Parlamentares experientes dizem que, em muitos momentos, a atuação dela foi fundamental para que partidos de centro caminhassem com o governo em votações.
Joice disse que ficou sabendo pela imprensa que Bolsonaro a retirou do cargo. “Ninguém teve a dignidade de vir falar comigo”, afirmou.
“Eu ganho uma carta de alforria. Graças a Deus!”, disse ela à colunista Mônica Bergamo. “Passei esse tempo servindo ao governo de forma leal. Inclusive deixando de cuidar do meu mandato para gerir crises e apagar incêndios. Em alguns momentos, tive que engolir sapo para defender coisas com que eu não concordo.”
Joice atribuiu sua retirada do posto ao seu apoio à permanência do Delegado Waldir na liderança do PSL. Segundo ela, a “manobra” para colocar Eduardo no lugar de Waldir “é uma loucura”.
“Ele [Eduardo] é desagregador. Mas quando o governo quer dar tiro no pé, fazer o quê? Eu, para proteger o presidente, não entrei nisso. Mas porque assinei a lista de apoio ao Waldir, vem essa retaliação.”

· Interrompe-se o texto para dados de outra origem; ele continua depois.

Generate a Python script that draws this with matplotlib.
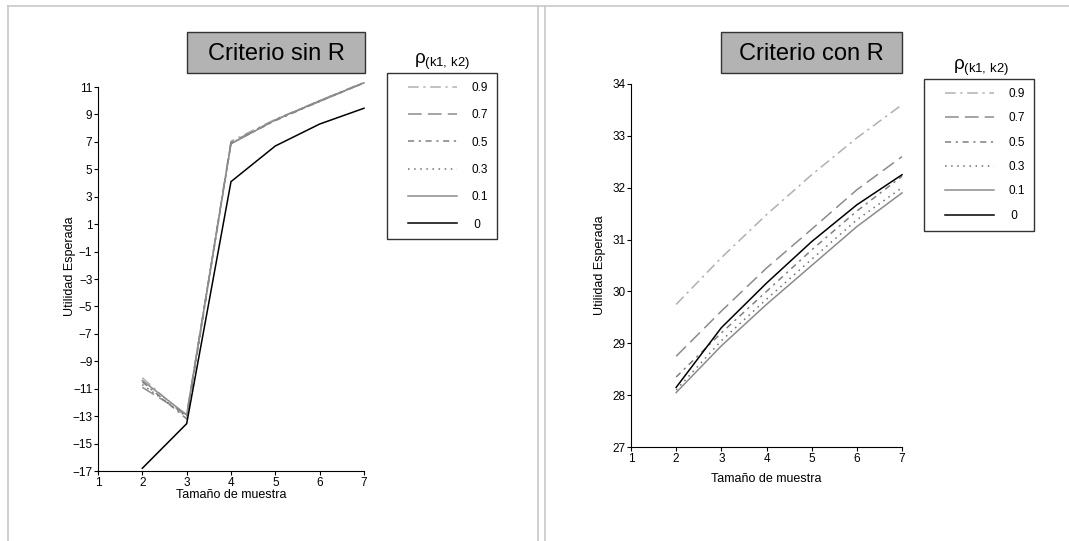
#%% Imports
import matplotlib
matplotlib.use("Agg")
import matplotlib.pyplot as plt
from matplotlib.lines import Line2D
from matplotlib.patches import Rectangle
from matplotlib.legend_handler import HandlerLine2D

plt.rcParams['font.family'] = ['Liberation Sans', 'DejaVu Sans']
plt.rcParams['mathtext.fontset'] = 'custom'
plt.rcParams['mathtext.rm'] = 'Liberation Sans'
plt.rcParams['mathtext.it'] = 'Liberation Sans'

#%% Data
tamano = [2, 3, 4, 5, 6, 7]
rho_labels = ['0.9', '0.7', '0.5', '0.3', '0.1', ' 0']

# Criterio sin R
sin_r_09 = [-10.2, -13.1, 7.05, 8.65, 10.0, 11.35]
sin_r_07 = [-10.9, -12.9, 6.95, 8.6, 9.95, 11.3]
sin_r_05 = [-10.5, -13.2, 6.9, 8.55, 9.95, 11.3]
sin_r_03 = [-10.7, -13.0, 6.9, 8.6, 10.0, 11.3]
sin_r_01 = [-10.4, -12.9, 6.85, 8.6, 10.0, 11.3]
sin_r_00 = [-16.8, -13.55, 4.1, 6.7, 8.3, 9.45]

# Criterio con R
con_r_09 = [29.75, 30.65, 31.48, 32.25, 32.96, 33.6]
con_r_07 = [28.75, 29.62, 30.45, 31.2, 31.96, 32.6]
con_r_05 = [28.35, 29.2, 30.0, 30.8, 31.55, 32.22]
con_r_03 = [28.1, 29.05, 29.85, 30.62, 31.38, 32.0]
con_r_01 = [28.05, 28.95, 29.75, 30.5, 31.25, 31.9]
con_r_00 = [28.15, 29.3, 30.16, 30.96, 31.67, 32.25]

sin_r = [sin_r_09, sin_r_07, sin_r_05, sin_r_03, sin_r_01, sin_r_00]
con_r = [con_r_09, con_r_07, con_r_05, con_r_03, con_r_01, con_r_00]

styles = [
    dict(color='#b0b0b0', linestyle=(0, (7, 3, 1.5, 3))),
    dict(color='#8c8c8c', linestyle=(0, (9, 4))),
    dict(color='#808080', linestyle=(0, (4, 3, 1.5, 3))),
    dict(color='#707070', linestyle=(0, (1, 3))),
    dict(color='#8c8c8c', linestyle='-'),
    dict(color='black', linestyle='-'),
]

#%% Figure
W, H = 1069, 541
fig = plt.figure(figsize=(W / 100, H / 100), dpi=100)

def fx(px):
    return px / W

def fy(py):
    return 1 - py / H

# panel borders
for x in (8, 538, 545):
    fig.add_artist(Line2D([fx(x), fx(x)], [0, fy(6)], color='#c8c8c8', lw=1.2))
fig.add_artist(Line2D([fx(8), 1], [fy(6), fy(6)], color='#c8c8c8', lw=1.2))


def draw_panel(rect, data, ylim, yticks, title, title_box, legend_box,
               spacing, xlabelpad, ylabel_xy):
    ax = fig.add_axes(rect)
    lines = []
    for values, st, lab in zip(data, styles, rho_labels):
        ln, = ax.plot(tamano, values, lw=1.1, label=lab, clip_on=False, **st)
        lines.append(ln)
    ax.set_xlim(1, 7)
    ax.set_ylim(*ylim)
    ax.set_xticks(range(1, 8))
    ax.set_yticks(yticks)
    ax.set_yticklabels([str(t).replace('-', '\u2212') for t in yticks])
    ax.spines['top'].set_visible(False)
    ax.spines['right'].set_visible(False)
    ax.tick_params(labelsize=8.5, length=3, pad=1)
    ax.set_xlabel('Tamaño de muestra', fontsize=9, labelpad=xlabelpad)
    ax.set_ylabel('Utilidad Esperada', fontsize=9)
    ax.yaxis.set_label_coords(*ylabel_xy)

    # title box
    x0, y0, x1, y1 = title_box
    fig.add_artist(Rectangle((fx(x0), fy(y1)), fx(x1 - x0), (y1 - y0) / H,
                             facecolor='#b3b3b3', edgecolor='#333333', lw=1))
    fig.text(fx((x0 + x1) / 2), fy((y0 + y1) / 2 + 1), title, fontsize=17,
             ha='center', va='center')

    # legend
    lx0, ly0, lx1, ly1 = legend_box
    leg = fig.legend(handles=lines, loc='upper left',
                     bbox_to_anchor=(fx(lx0), fy(ly0)), borderaxespad=0,
                     fontsize=8.5, frameon=True, fancybox=False,
                     edgecolor='black', borderpad=0.75, labelspacing=spacing,
                     handlelength=5.2, handletextpad=1.2,
                     handler_map={Line2D: HandlerLine2D(xpad=1.0)})
    leg.get_frame().set_linewidth(1)
    fig.text(fx((lx0 + lx1) / 2), fy(ly0 - 1), r'$\rho_{(k1,\,k2)}$',
             fontsize=13.5, ha='center', va='bottom')
    return ax


draw_panel([fx(98), fy(471), fx(364 - 98), (471 - 87) / H], sin_r,
           (-17, 11), list(range(-17, 12, 2)), 'Criterio sin R',
           (187, 32, 365, 73), (387, 73, 497, 238), 1.3, 0, (-0.082, 0.534))

draw_panel([fx(631), fy(447), fx(902 - 631), (447 - 84) / H], con_r,
           (27, 34), list(range(27, 35)), 'Criterio con R',
           (721, 32, 902, 73), (924, 79, 1038, 231), 1.05, 6, (-0.092, 0.5))

fig.savefig('out.png', dpi=100)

O racha entre Bolsonaro e Bivar se transformou numa guerra aberta de áudios. O presidente chamou de “desonestidade” gravação atribuída a ele de conversas com parlamentares do PSL sobre a troca do líder do partido.
“Eu não trato publicamente sobre esse assunto. Eu converso individualmente. Se alguém entrou, grampeou telefone, primeiro é uma desonestidade”, afirmou Bolsonaro. Ele usou o termo “grampo” numa referência ao áudio de uma conversa dele com um deputado possivelmente gravada pelo interlocutor.
No fim do dia, a ala do PSL ligada ao presidente começou a atuar para atrair apoiadores de Bivar.
A estratégia foi anunciada pelo líder do governo na Câmara, Major Vitor Hugo (PSLGO). Segundo ele, novas listas para depor Waldir e substituílo por Eduardo Bolsonaro já estão disponíveis para os deputados que quiserem assinar.
“Nós não vamos encarar como qualquer tipo de derrota, como foi tratado aqui, ou de modificação, mas uma reavaliação política”, afirmou.
Nesta quinta, a SecretariaGeral da Mesa da Câmara reportou o resultado de sua análise das listas. Na noite de quarta, a ala bolsonarista entregou uma lista com 27 assinaturas para tirar Delegado Waldir do comando da bancada.
Pouco depois, a ala bivarista apresentou a sua lista, com 31 nomes. Os aliados de Bolsonaro apresentaram de novo outra lista, com 27 nomes.
Segundo a Secretaria-Geral, das 27 assinaturas da primeira lista, 26 conferiram. Na lista dos apoiadores de Waldir, dos 31 nomes, 29 foram confirmados. E da terceira, dos 27 nomes, 24 conferiram.
“O processo não acabou. Tenho certeza de que, no final, vamos conseguir colocar uma liderança mais alinhada com o governo, mais equilibrada, e que mantenha um clima dentro do PSL —ainda que se mantenham disputas partidárias— que consiga trazer possibilidades maiores de o governo avançar suas pautas”, afirmou Vitor Hugo.